Multiple reports on home sales were released over the past week, bringing many positives to the housing market. Existing home sales rose 5.1% in May to a 5.35 million rate, with the year-over-year rate up 9.2%. This is the strongest year-over-year rate in nearly two years, with the exception of the 11.9% increase in March. Existing home prices are also on the rise, up 7.9% in May for a median price of $228,700. This forward motion in existing home sales is largely due to the increasing number of first-time buyers entering the market. First-time buyers made up 32% of the sales. That was up from 30% in April and 27% from May 2014 and was the largest contribution since September 2012. All-cash sales accounted for 24% of transactions for the third straight month. Sales to individual investors remained at 14% for a second consecutive month. New home sales also displayed upward movement in May, rising 2.2% to an annual rate of 546,000, a 7-year high. There is still a lack of supply for both new and existing homes, which may speed up further construction activity. In general, May’s progressive home sales numbers are helping to place housing at the top of the economy as of late.

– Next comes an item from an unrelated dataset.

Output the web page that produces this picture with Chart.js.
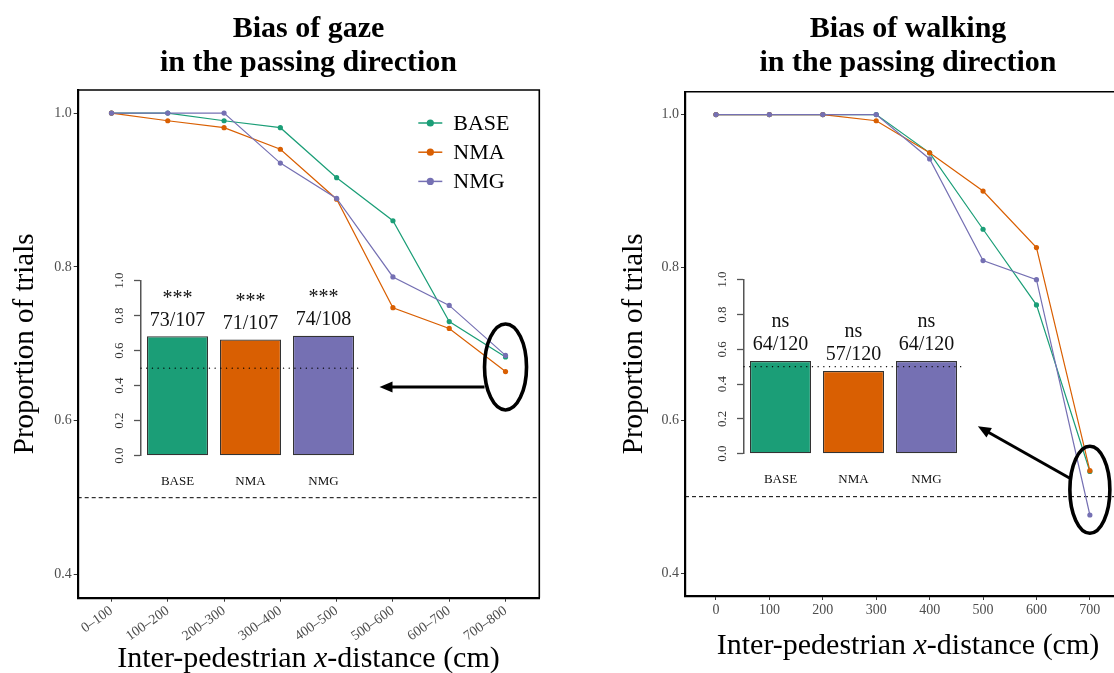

The number of jobless claims, although continuing to be near historic lows, did increase slightly in the past couple of weeks. In the week ending June 20, initial claims inched 3,000 higher to 271,000. The 4-week average, however, displayed a decrease of 3,250 to a 273,750 level, trending slightly lower than a month ago.
The final reading of first quarter growth was negative 0.2%, about as expected. Several upward revisions made growth look better, but GDP still declined for the first time since Q1 2014.
Consumers seem to be displaying more confidence in the economy lately. The Bloomberg Consumer Comfort Index rose 1.7 points to 42.6 in the week of June 21, which is supported by the 0.5% rise in personal income in May, and the 0.9% surge in personal outlays. Consumer sentiment came in at 96.1 for the month a June, a 5-month high. The expectations component has an index of 97.8, displaying a 13.6 surge from May, the largest monthly gain since March 1991. The current conditions component shows a strong gain to 108.9, up from 100.8 at the end of May.
Mortgage applications inched higher in the week of June 19, with an increase of 1% for purchase applications and 2% for refinancing applications. Year-on-year, purchase applications displayed a very strong increase of 18%.
More recently, many loan programs saw little-to-no change. Over the past week, Manufactured (Conventional), 30-Year Fixed VA, and 30-Year Fixed USDA all displayed price improvements, the largest being a nearly 1/8 point improvement in the VA loan program. The 30-year fixed rate displayed an increase of 10.9 basis points, and remains above 4.00%. All other loan programs remained unchanged.
Sean Becketti, chief economist for Freddie Mac, released a statement regarding current rates: “Mortgage rates were little changed this week… Economic releases confirmed increasing strength in housing. Existing home sales increased 5.1 percent in May to an annual pace of 5.35 million units and new home sales increased 2.2 percent to an annual pace of 546,000 units. Buyers appear anxious to purchase homes before the expected increase in interest rates later this year. Given the tight inventory of homes for sale, a 5.1-month supply at the current sales pace, home prices are being bid up.”